Nursing Vision, Mission, & Philosophy


To be the leader in advancing the nursing profession through excellence in education that improves health for all.


Grounded in an environment of scholarship, the mission of the WSU Department of Nursing is to educate knowledgeable Caring, Ethical, Creative, and Accountable nurse leaders who provide person- and relationship-centered care for individuals, families, groups, communities and populations in a diverse society. This mission is based on the beliefs that:

  1. a caring, diverse, and respectful community provides the best environment for students to learn how to care for themselves and others;
  2. optimal learning to care for self and others occurs in a caring, diverse and respectful community;
  3. faculty and students are accountable for maintaining and modeling professional standards of moral, ethical, and legal conduct;
  4. recognizing and valuing human diversity is essential to person- and relationship- centered care;
  5. individuals have different ways of knowing and learning about the world;
  6. creativity and innovation contribute to continuous quality improvement and sustainability;
  7. an enriched learning environment is the responsibility of faculty, staff, and students;
  8. effective nurse leaders engage in continuous professional development and lifelong learning;


The undergraduate and graduate curricula are based on a shared philosophy that views the professional nurse as an individual with a minimum of a baccalaureate degree in nursing who may also possess a master’s degree or a doctorate.

The philosophy of the Department of Nursing states that the professional nurse provides care that is:

  1. Person-Centered. Person-centered care is an approach in which individuals are viewed as whole persons. It involves advocacy, empowerment, and respecting the person’s autonomy, voice, self-determination, and participation in decision-making. Persons are defined as the participants in nursing care or services. They may be individuals, families, groups, communities, aggregates, organizations, systems, and populations. Persons may seek or receive nursing interventions related to health promotion, health maintenance, disease prevention, illness management, and end-of-life care. Depending on the context or setting, persons may be referred to as patients, clients, residents, consumers, customers and/or organizations of nursing care or services.
  2. Relationship-Centered. Relationship-centered care values and attends to the relationships that form the context of compassionate care, including those among and between:
    1. practitioners and recipients of care
    2. individuals as they care for themselves and others
    3. practitioners and communities in which they practice
    4. healthcare practitioners across various professions
    5. administrators and managers as they set the environment and resources for care
  3. Evidence-Based.

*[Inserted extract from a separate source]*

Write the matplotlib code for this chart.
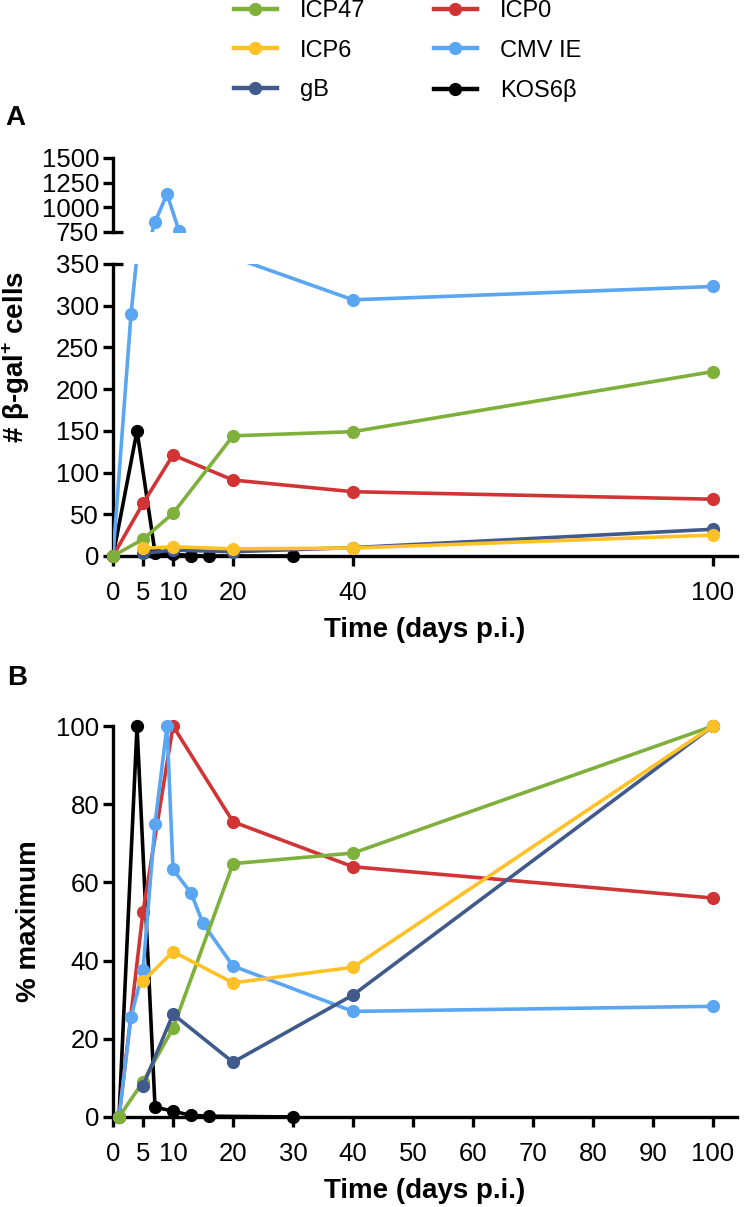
import matplotlib.pyplot as plt
from matplotlib.lines import Line2D

plt.rcParams['font.family'] = ['Liberation Sans', 'DejaVu Sans']
plt.rcParams['mathtext.fontset'] = 'custom'
plt.rcParams['mathtext.bf'] = 'Liberation Sans:bold'

# colours
c_icp47 = '#80B03C'
c_icp0 = '#D03434'
c_icp6 = '#FFC126'
c_cmv = '#5AA6F2'
c_gb = '#405A8C'
c_kos = '#000000'

# panel A: number of beta-gal+ cells
days_a = [0, 5, 10, 20, 40, 100]
icp47_a = [0, 20, 51, 144, 149, 221]
icp0_a = [0, 63, 121, 91, 77, 68]
days_a_late = [5, 10, 20, 40, 100]
icp6_a = [9, 11, 8.5, 9.5, 25]
gb_a = [3, 7, 5, 10, 32]
days_cmv_a = [0, 3, 5, 7, 9, 11, 13, 15, 20, 40, 100]
cmv_a = [0, 290, 430, 852, 1135, 760, 650, 565, 358, 307, 323]
days_kos_a = [0, 4, 7, 10, 13, 16, 30]
kos_a = [0, 150, 4, 2, 0.5, 0, 0]

# panel B: % maximum
days_b = [1, 5, 10, 20, 40, 100]
icp47_b = [0, 9, 22.7, 64.8, 67.5, 100]
icp0_b = [0, 52.5, 100, 75.5, 64, 56]
days_b_late = [5, 10, 20, 40, 100]
icp6_b = [34.7, 42.3, 34.3, 38.3, 100]
gb_b = [8.0, 26.3, 14, 31.2, 100]
days_cmv_b = [1, 3, 5, 7, 9, 10, 13, 15, 20, 40, 100]
cmv_b = [0, 25.6, 37.5, 75, 100, 63.3, 57.3, 49.5, 38.6, 27, 28.3]
days_kos_b = [1, 4, 7, 10, 13, 16, 30]
kos_b = [0, 100, 2.5, 1.5, 0.4, 0.2, 0]

xticks_a = [0, 5, 10, 20, 40, 100]
xticks_b = [0, 5, 10, 20, 30, 40, 50, 60, 70, 80, 90, 100]

LW = 2.6
MS = 8.5
SP = 2.4


def draw(ax, x, y, color, z, clip=False):
    ax.plot(x, y, '-o', color=color, lw=LW, ms=MS, zorder=z, clip_on=clip)


def style(ax):
    for s in ['top', 'right']:
        ax.spines[s].set_visible(False)
    for s in ['left', 'bottom']:
        ax.spines[s].set_linewidth(SP)
    ax.tick_params(width=SP, length=7, labelsize=18.5, direction='out')
    ax.tick_params(axis='x', pad=11)
    ax.tick_params(axis='y', pad=3)


fig = plt.figure(figsize=(7.46, 12.07), dpi=100)
axA = fig.add_axes([0.1515, 0.5394, 0.8365, 0.2419])
axT = fig.add_axes([0.1515, 0.8078, 0.8365, 0.0613])
axB = fig.add_axes([0.1515, 0.0746, 0.8365, 0.3239])

# ---- panel A lower part
draw(axA, days_kos_a, kos_a, c_kos, 2)
draw(axA, days_a, icp0_a, c_icp0, 3)
draw(axA, days_cmv_a, cmv_a, c_cmv, 4, clip=True)
draw(axA, days_a, icp47_a, c_icp47, 5)
draw(axA, days_a_late, gb_a, c_gb, 6)
draw(axA, days_a_late, icp6_a, c_icp6, 7)
style(axA)
axA.set_xlim(0, 104)
axA.set_ylim(0, 350)
axA.set_xticks(xticks_a)
axA.set_yticks(range(0, 351, 50))
axA.yaxis.remove_overlapping_locs = False
axA.set_yticks([350], minor=True)
axA.tick_params(axis='y', which='minor', direction='in', length=7, width=SP)
axA.set_xlabel('Time (days p.i.)', fontsize=20, fontweight='bold', labelpad=9)
axA.set_ylabel('# β-gal$^{\\mathbf{+}}$ cells', fontsize=20, fontweight='bold')
axA.yaxis.set_label_coords(-0.13, 0.68)

# ---- panel A upper part (broken axis)
draw(axT, days_cmv_a, cmv_a, c_cmv, 4, clip=True)
style(axT)
axT.spines['bottom'].set_visible(False)
axT.set_xlim(0, 104)
axT.set_ylim(750, 1500)
axT.set_xticks([])
axT.set_yticks([750, 1000, 1250, 1500])
axT.yaxis.remove_overlapping_locs = False
axT.set_yticks([750], minor=True)
axT.tick_params(axis='y', which='minor', direction='in', length=7, width=SP)

# ---- panel B
draw(axB, days_kos_b, kos_b, c_kos, 2)
draw(axB, days_b, icp0_b, c_icp0, 3)
draw(axB, days_cmv_b, cmv_b, c_cmv, 4)
draw(axB, days_b, icp47_b, c_icp47, 5)
draw(axB, days_b_late, gb_b, c_gb, 6)
draw(axB, days_b_late, icp6_b, c_icp6, 7)
style(axB)
axB.set_xlim(0, 104)
axB.set_ylim(0, 100)
axB.set_xticks(xticks_b)
axB.set_yticks(range(0, 101, 20))
axB.set_xlabel('Time (days p.i.)', fontsize=20, fontweight='bold', labelpad=9)
axB.set_ylabel('% maximum', fontsize=20, fontweight='bold')
axB.yaxis.set_label_coords(-0.114, 0.5)

# panel letters
fig.text(5 / 746, 1 - 105 / 1207, 'A', fontsize=20, fontweight='bold', va='top')
fig.text(7 / 746, 1 - 665 / 1207, 'B', fontsize=20, fontweight='bold', va='top')

# legend (row-major order in the picture, matplotlib fills columns)
names = ['ICP47', 'ICP6', 'gB', 'ICP0', 'CMV IE', 'KOS6β']
cols = [c_icp47, c_icp6, c_gb, c_icp0, c_cmv, c_kos]
handles = [Line2D([], [], color=c, lw=LW + 0.6, marker='o', ms=MS) for c in cols]
fig.legend(handles, names, ncol=2, loc='upper left',
           bbox_to_anchor=(234 / 746, 1.0), frameon=False, fontsize=17,
           handlelength=1.8, handletextpad=1.0, columnspacing=2.9,
           labelspacing=0.75, borderpad=0, borderaxespad=0)

fig.savefig('out.png', dpi=100)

Evidence includes research findings and their interpretation, practitioner and consumer expertise and preferences. The nurse draws upon these types of evidence to inform critical thinking and decision-making.
  4. Respectful. Respectful care is based upon mutual relationships that embrace diversity, and promote dignity and choice. Diversity includes the range of human variation that professional nurses encounter. Age, race, gender, disability, ethnicity, nationality, religious and spiritual beliefs, sexual orientation, political beliefs, economic status, native language, and geographical background are included.

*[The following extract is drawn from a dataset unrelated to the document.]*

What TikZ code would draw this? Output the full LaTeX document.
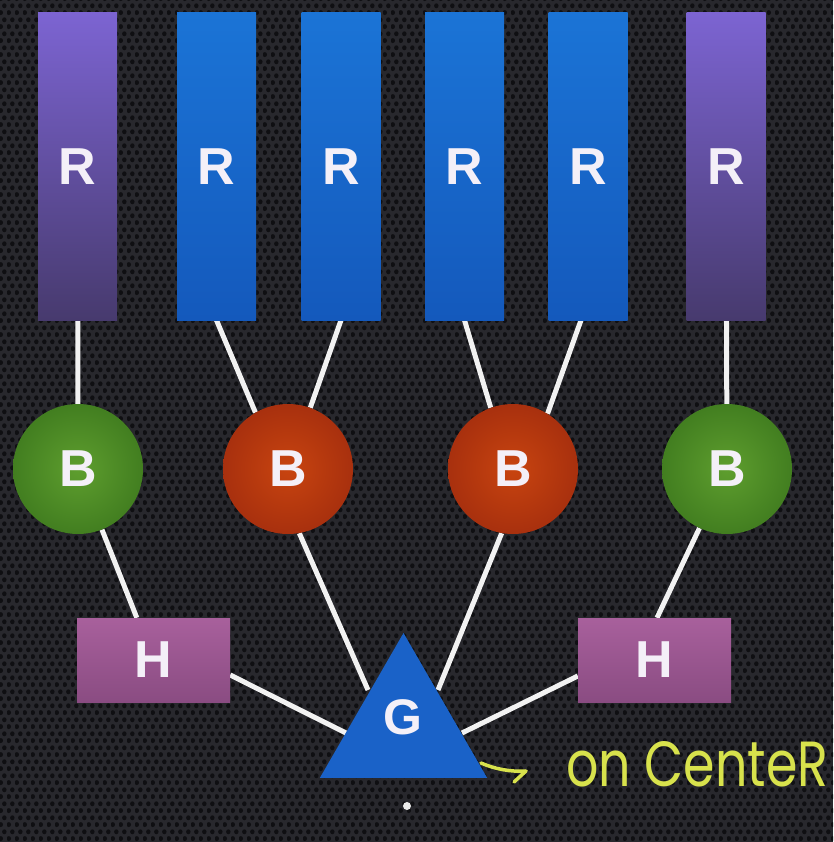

The professional nurse achieves the following educational outcomes in relation to seven key characteristics:

  1. Critical Thinker: Integrates questioning, analysis, synthesis, interpretation, inference, inductive and deductive reasoning, intuition, application and creativity to aid in clinical reasoning and to make appropriate clinical judgments.
  2. Culturally Sensitive Practitioner: Demonstrates knowledge, understanding, and skill in providing culturally sensitive care to diverse individuals, families, and populations.
  3. Effective Communicator: Demonstrates effective professional communication with persons, members of their support system, and interdisciplinary team members to build relationships that promote person- and relationship-centered care and improve outcomes.
  4. Excellent Provider of Care: Provides safe, compassionate, person-centered, relationship-centered, evidenced-based, and respectful care to individuals, families, and populations across the lifespan and continuum of care.
  5. Ethical Decision Maker: Demonstrates moral, ethical and legal conduct in practice.    
  6. Facilitator of Learning: Implements teaching and learning strategies to ensure the development of attitudes, knowledge and skills to maximize health outcomes. Promotes lifelong learning for self and others.
  7. Organizational and Systems Leader: Applies leadership skills to manage environmental and system resources, within and across health care systems, to provide evidence-based nursing care that contributes to safe, high quality, patient outcomes and improvements in healthcare delivery.